Since COVID, Australians from all walks of life have performed an extraordinary pivot. In fact, most of us are conducting more of our personal and business dealings digitally than we did five years ago.
In both personal and business realms, millions of transactions previously performed in the real world now take place virtually, as a matter of course. Whether it’s shopping for groceries, booking our vehicles in for service or consulting healthcare professionals, we want the option to do it online, at times and places that suit us.
It’s the same story in the B2B sphere. Ecommerce is now the most effective sales channel, rated ahead of in-person, video conference, telephone and email by 35 per cent of respondents to the McKinsey global B2B Pulse survey.
Business customers are willing to make significant purchases online, with 70 per cent of decision makers prepared to spend up to $US500,000 on a single ecommerce transaction, the survey revealed.
Suppliers of all stripes have clocked that shift and responded accordingly by ramping up their digital capability and creating the sort of slick, seamless online customer experiences that behemoths like Amazon and eBay have been delivering up as standard for many years.
Citizen consumers
Consequently, a growing number of Australians have come to view themselves, subconsciously at least, as consumers in almost every area of their private and professional lives.
And, increasingly, they’ve begun to expect the same quality, technology-enabled experiences from local, state and federal government as they receive from commercial organisations. Whether they’re receiving them is open to question.
Some administrations have certainly committed to swapping cumbersome, legacy processes and practices for nimble, flexible digital alternatives. Take the state of NSW, for example. In late 2022, its then government announced that its goal was to become the country’s most customer-centric administration by 2030.
“From empowering customers to have more control of how they share personal information in a safe and secure way through the NSW Digital ID program, to never losing or misplacing your birth certificate with the nation-leading Digital Birth Certificate, NSW is delivering digital initiatives for all walks of life,” Victor Dominello, former Minister for Customer Service and Digital Government, noted.
Charting a course
For individual departments and agencies, determining where the digitisation journey should begin can be a sixty-four-million-dollar question.
While the scope may appear endless – and the process overwhelming – focusing on a handful of key ‘pillars’ can illuminate the way forward.
Arguably the most important of these pillars is citizen experience – offering people the same sort of easy-to-use services they’ve become accustomed to accessing in the private sector.
Making the majority of government processes and services available online speeds up processing times and radically increases convenience for ‘customers’, while simultaneously allowing agencies to reduce their operating costs.
Optimising processes
Developing a process-based culture should also be a focus, given it’s the foundation stone for genuine operational efficiency, across both the front and back offices.
An organisation can only reach its full potential when inefficiencies are rigorously eliminated and processes—including the small, ordinary internal ones—are optimised.
That’s where robotic process automation (RPA) technology comes into its own.
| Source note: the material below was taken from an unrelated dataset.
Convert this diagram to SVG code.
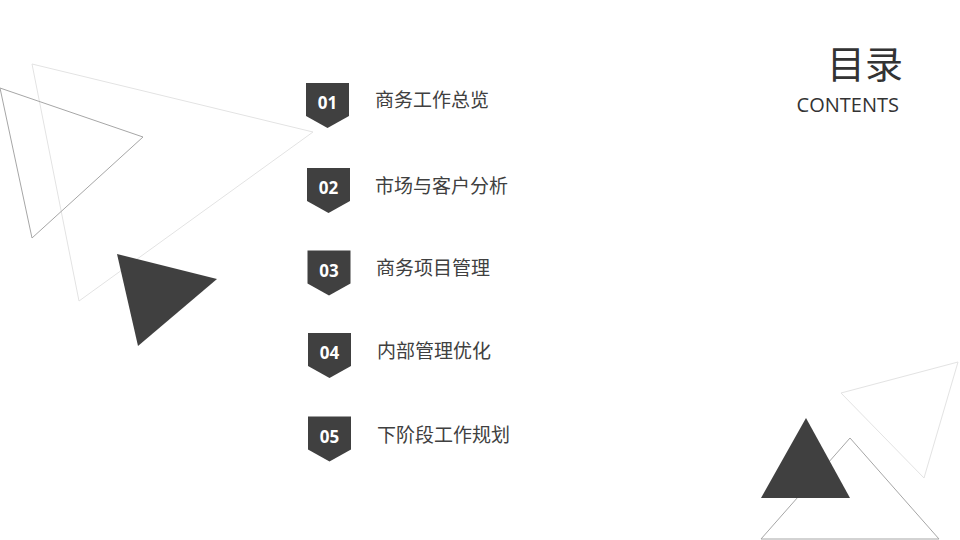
<svg xmlns="http://www.w3.org/2000/svg" width="960" height="540" viewBox="0 0 960 540">
<style>
.num{font-family:"Open Sans","Liberation Sans",sans-serif;font-weight:700;font-size:17px;fill:#ffffff;text-anchor:middle}
.lbl{font-family:"Noto Sans CJK SC","Noto Sans",sans-serif;font-size:19px;fill:#404040}
.badge{fill:#404040}
.dark{fill:#404040}
.ol{fill:none;stroke:#a6a6a6;stroke-width:1}
.ll{fill:none;stroke:#e3e3e3;stroke-width:1}
</style>
<defs>
<path id="b" d="M0,0 H43 V33 L21.5,45 L0,33 Z"/>
</defs>
<rect width="960" height="540" fill="#ffffff"/>
<g id="decor-left">
<polygon class="ll" points="32,64 313,132 79,301"/>
<polygon class="ol" points="0,88 143,137 32,238"/>
<polygon class="dark" points="117,254 217,279 138,346"/>
</g>
<g id="decor-right">
<polygon class="ll" points="841,393 958,362 924,478"/>
<polygon class="ol" points="850,438 761,539 939,539"/>
<polygon class="dark" points="806,418 761,498 850,498"/>
</g>
<g id="title">
<text x="903" y="78" text-anchor="end" font-family="Noto Sans CJK SC,sans-serif" font-size="38" fill="#333333">目录</text>
<text x="899" y="112" text-anchor="end" font-family="Open Sans,Liberation Sans,sans-serif" font-size="20" fill="#333333">CONTENTS</text>
</g>
<g id="item1">
<use href="#b" class="badge" x="306" y="83"/>
<text class="num" x="327.5" y="109">01</text>
<text class="lbl" x="375" y="107">商务工作总览</text>
</g>
<g id="item2">
<use href="#b" class="badge" x="307" y="168"/>
<text class="num" x="328.5" y="194">02</text>
<text class="lbl" x="375" y="193">市场与客户分析</text>
</g>
<g id="item3">
<use href="#b" class="badge" x="307.5" y="250.5"/>
<text class="num" x="329" y="276.5">03</text>
<text class="lbl" x="376" y="275">商务项目管理</text>
</g>
<g id="item4">
<use href="#b" class="badge" x="308" y="333"/>
<text class="num" x="329.5" y="359">04</text>
<text class="lbl" x="377" y="358">内部管理优化</text>
</g>
<g id="item5">
<use href="#b" class="badge" x="308" y="416.5"/>
<text class="num" x="329.5" y="442.5">05</text>
<text class="lbl" x="377" y="442">下阶段工作规划</text>
</g>
<g id="connectors"></g>
</svg>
It can be deployed to automate a vast array of repetitive rule-based tasks and processes across an organisation, to streamline operations, reduce errors and speed response times.
From employee onboarding and records management to internal file sharing, agencies that embrace RPA will typically identify a multitude of opportunities to drive efficiency, minimise frustration and free employees up to focus on higher value activities.
Enabling innovation
Life is a journey, not a destination, as the old saying has it. So, too, is digitisation.
That’s why every public sector transformation initiative should be designed to enable ongoing innovation. There will always be the scope to further improve processes and to respond more effectively to citizens’ needs.
Being well positioned to identify high value opportunities and quickly launch new solutions to address them will enable agencies to sustain the high standard of customer service Australians of today and tomorrow expect and deserve.
Keeping faith with citizens
It’s no surprise that consumers prefer easy, consistent experiences. To drive better engagement with citizens, the State should also provide transparent, straightforward and efficient experiences that match those interactions provided by commercial companies.
The onus is on public sector agencies to deliver and RPA technology can help them do so, at speed. If it’s not part of the tech stack in your organisation, chances are you’ll struggle to engage those customers who stopped standing in queues long ago.